Nothing about France’s so-called “GAFA tax” will please those who favour simple and lucrative approaches to raising revenue for governments.
Google, Amazon, Facebook and Apple – or “GAFA,” as they’re known in France – are easy to group together in the European imagination. They’re big, they’re American and they’ve tended to pay relatively little tax, thanks to legal loopholes and a business model that exists largely in the virtual world.

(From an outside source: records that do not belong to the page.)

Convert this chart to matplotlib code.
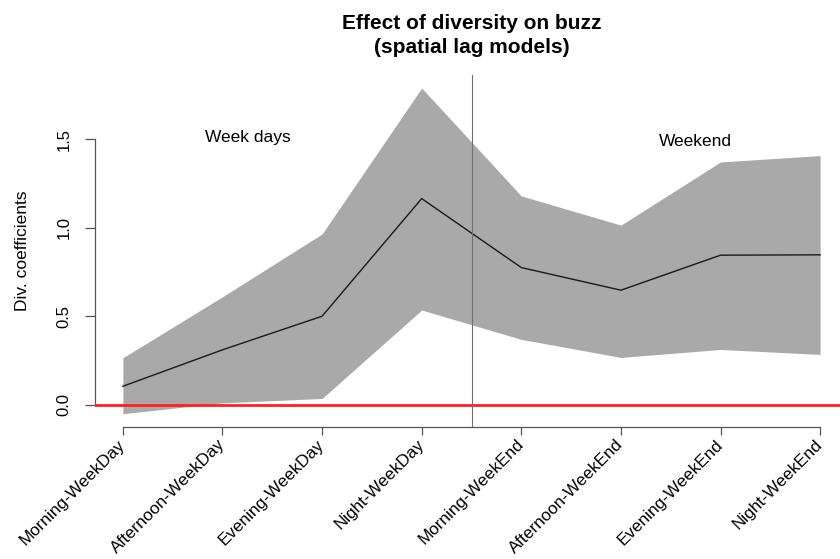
import numpy as np
import matplotlib
matplotlib.use("Agg")
import matplotlib.pyplot as plt

plt.rcParams['font.family'] = ['Liberation Sans', 'DejaVu Sans']

# periods of the day, week days then weekend
periods = ["Morning-WeekDay", "Afternoon-WeekDay", "Evening-WeekDay", "Night-WeekDay",
           "Morning-WeekEnd", "Afternoon-WeekEnd", "Evening-WeekEnd", "Night-WeekEnd"]

coef = [0.104, 0.31, 0.50, 1.165, 0.775, 0.647, 0.845, 0.847]
upper = [0.265, 0.61, 0.965, 1.79, 1.18, 1.015, 1.372, 1.408]
lower = [-0.051, 0.01, 0.035, 0.535, 0.369, 0.267, 0.312, 0.284]

y_ticks = [0.0, 0.5, 1.0, 1.5]


def make_plot():
    fig = plt.figure(figsize=(8.4, 5.59), dpi=100)
    ax = fig.add_axes([95 / 840, 1 - 426.7 / 559, 753 / 840, 351.7 / 559])

    x = np.arange(1, len(periods) + 1)

    # confidence band
    ax.fill_between(x, lower, upper, color="#a9a9a9", linewidth=0, zorder=1)
    ax.plot(x, coef, color="#1a1a1a", lw=1.0, zorder=2)

    # zero line and split between week days / weekend
    ax.axhline(0, color="#ff2020", lw=2.0, zorder=3)
    ax.axvline(4.5, color="#707070", lw=0.8, zorder=3)

    ax.text(2.25, 1.51, "Week days", ha="center", va="center", fontsize=12.5)
    ax.text(6.75, 1.49, "Weekend", ha="center", va="center", fontsize=12.5)

    # R-like limits (4% extension)
    lo, hi = min(lower), max(upper)
    ext = 0.04 * (hi - lo)
    ax.set_ylim(lo - ext, hi + ext)
    ax.set_xlim(1 - 0.04 * 7, 8 + 0.04 * 7)

    for s in ["top", "right"]:
        ax.spines[s].set_visible(False)
    ax.spines["left"].set_bounds(0, 1.5)
    ax.spines["bottom"].set_bounds(1, 8)
    for s in ["left", "bottom"]:
        ax.spines[s].set_color("#555555")
        ax.spines[s].set_linewidth(0.9)

    ax.set_yticks(y_ticks)
    ax.set_yticklabels(["%.1f" % v for v in y_ticks], rotation=90, va="center",
                       fontsize=12)
    ax.tick_params(axis="y", length=7, width=0.9, color="#555555", pad=10)

    ax.set_xticks(x)
    ax.set_xticklabels(periods, rotation=45, ha="right", va="center",
                       rotation_mode="anchor", fontsize=12.3)
    ax.tick_params(axis="x", length=6, width=0.9, color="#555555", pad=5)

    ax.set_ylabel("Div. coefficients", fontsize=12.5, labelpad=19)

    ax.set_title("Effect of diversity on buzz\n(spatial lag models)",
                 fontsize=15, fontweight="bold", linespacing=1.3, pad=16)

    fig.savefig("out.png", dpi=100)
    plt.close(fig)


if __name__ == "__main__":
    make_plot()
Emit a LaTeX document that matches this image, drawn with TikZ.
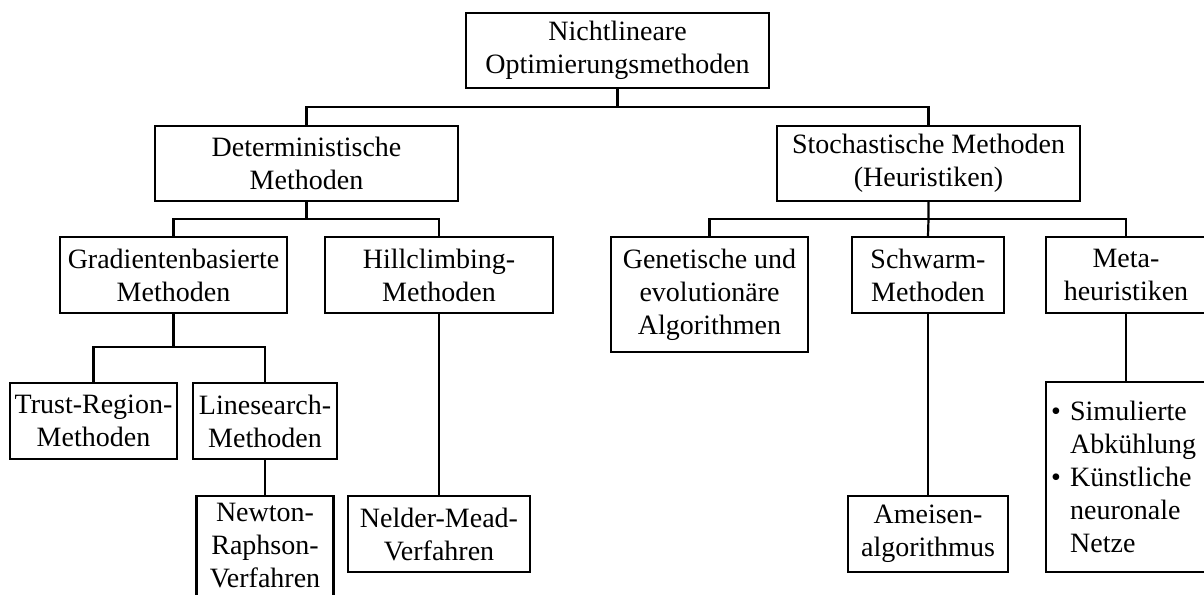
\documentclass[tikz,border=0pt]{standalone}
\usepackage{fontspec}
\setmainfont{Liberation Serif}
\begin{document}
\begin{tikzpicture}[x=1pt,y=-1pt,line width=2.2pt,font=\fontsize{28}{33}\selectfont,
	methbox/.style={draw,rectangle,inner sep=0pt,align=center}]
	\useasboundingbox (0,0) rectangle (1204,594);
	\clip (0,0) rectangle (1204,594);
	% Ebene 0 und 1
	\node[methbox,minimum width=303pt,minimum height=75pt] (nlo) at (617.5,50.5) {Nichtlineare\\Optimierungsmethoden};
	\node[methbox,minimum width=303pt,minimum height=75pt] (det) at (306.5,163.5) {Deterministische\\Methoden};
	\node[methbox,minimum width=303pt,minimum height=75pt] (sto) at (928.5,163.5) {Stochastische Methoden\\(Heuristiken)};
	% Ebene 2
	\node[methbox,minimum width=227pt,minimum height=76pt] (grad) at (173.5,275) {Gradientenbasierte\\Methoden};
	\node[methbox,minimum width=228pt,minimum height=76pt] (hill) at (439,275) {Hillclimbing-\\Methoden};
	\node[methbox,minimum width=197pt,minimum height=115pt] (gen) at (709.5,294.5) {Genetische und\\evolutionäre\\Algorithmen};
	\node[methbox,minimum width=152pt,minimum height=76pt] (schw) at (928,275) {Schwarm-\\Methoden};
	\node[methbox,minimum width=160pt,minimum height=76pt] (meta) at (1126,275) {Meta-\\heuristiken};
	% Ebene 3 und 4
	\node[methbox,minimum width=167pt,minimum height=76pt] (trust) at (93.5,421) {Trust-Region-\\Methoden};
	\node[methbox,minimum width=144pt,minimum height=76pt] (lsm) at (265,421) {Linesearch-\\Methoden};
	\node[methbox,minimum width=137pt,minimum height=100pt] (newton) at (265,546) {Newton-\\Raphson-\\Verfahren};
	\node[methbox,minimum width=182pt,minimum height=76pt] (nelder) at (439,534) {Nelder-Mead-\\Verfahren};
	\node[methbox,minimum width=160pt,minimum height=76pt] (ameise) at (928,534) {Ameisen-\\algorithmus};
	\node[methbox,minimum width=160pt,minimum height=190pt,inner xsep=5pt,text width=150pt,align=left] (heur) at (1126,477) {\textbullet\ Simulierte\\\phantom{\textbullet\ }Abkühlung\\\textbullet\ Künstliche\\\phantom{\textbullet\ }neuronale\\\phantom{\textbullet\ }Netze};
	% Verzweigungen
	\coordinate (b0) at (617.5,107);
	\coordinate (b1) at (306.5,219);
	\coordinate (b2) at (928.5,219);
	\coordinate (b3) at (173.5,347);
	\draw (nlo.south) -- (b0);
	\draw (det.north) |- (b0) -| (sto.north);
	\draw (det.south) -- (b1);
	\draw (grad.north) |- (b1) -| (hill.north);
	\draw (sto.south) -- (b2) -- (schw.north);
	\draw (gen.north) |- (b2) -| (meta.north);
	\draw (grad.south) -- (b3);
	\draw (trust.north) |- (b3) -| (lsm.north);
	\foreach \a/\b in {lsm/newton,hill/nelder,schw/ameise,meta/heur}{
		\draw (\a.south) -- (\b.north);
	}
\end{tikzpicture}
\end{document}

Frustrated governments have tried to use the courts and the hammer of EU regulators to squeeze more money out of the tech giants, but it hasn’t always worked. So, rather than wait for international rules to catch up, France and a few others are embracing the tech sector equivalent of a financial transactions tax (a generic name for levies on transactions such as sales and purchases). It’s a messy idea, but politically it makes the right noises.
Nothing about France’s so-called “GAFA tax” will please those who favour simple and lucrative approaches to raising revenue for governments. Inspired by an EU proposal that failed to get unanimous backing from the bloc’s 28 member states, Finance Minister Bruno Le Maire’s proposal aims to hit companies making more than 750 million euros ($850 million) in global online revenues with what amounts to a 3 percent tax on their gross digital sales in France.
It’s hard to see how this will help much if you judge things purely on their economic usefulness. It will hit firms equally regardless of their profitability, its cost may end up being passed on to consumers, and there’s a basic difficulty in tracking and policing digital revenues in an individual country.
The French idea seems to be that tech companies will submit their own figures, with the threat of penalties if they get the numbers wrong. Tax authorities will probably have to find new ways of gathering information to put a value on activity like digital commissions, ad sales and data collection. Even with a planned retroactive application date of Jan. 1, 2019, which is itself a controversial move, France estimates the tax will raise a measly 500 million euros – broadly the same amount brought in by the country’s financial transactions tax in 2017. It’s a digital drop in the ocean of France’s approximately 80 billion euro deficit.
The tax has two big things going for it, though. The first is that public opinion supports it, which matters at a time when President Emmanuel Macron is clawing back popularity points from the Gilets Jaunes protest movement. And the second is that the lack of unity in the EU on this issue – with France, Italy, Spain, the U.K., Austria and Belgium pushing ahead with unilateral plans – might add to pressure on the holdouts. European voters are fed up of corporate tax loopholes and want tech firms to pay. An EU assessment found a 14 percentage point gap in the tax rate between predominantly digital businesses and bricks-and-mortar ones.
The response from Google-owning Alphabet Inc., Apple Inc., Facebook Inc. and Amazon.com Inc., will be telling. There’s a chance they will take the hostile approach and attack these taxes in court. Lawyers might argue that the levies are discriminatory against a specific sector and maybe even tantamount to a tariff on tech companies based abroad. This approach has worked in the past: Google won a legal challenge against a 1.1 billion-euro tax bill in France in 2017 after judges ruled its headquarters in Ireland took precedence.
But the smarter option from the American giants might be to quietly lobby in favour of a harmonized EU approach that would at least offer their investors some stability within the region. Tax changes are coming whether they like it or not, with the OECD and G20 looking at new global frameworks for digital levies. Tech firms can’t keep fighting them forever.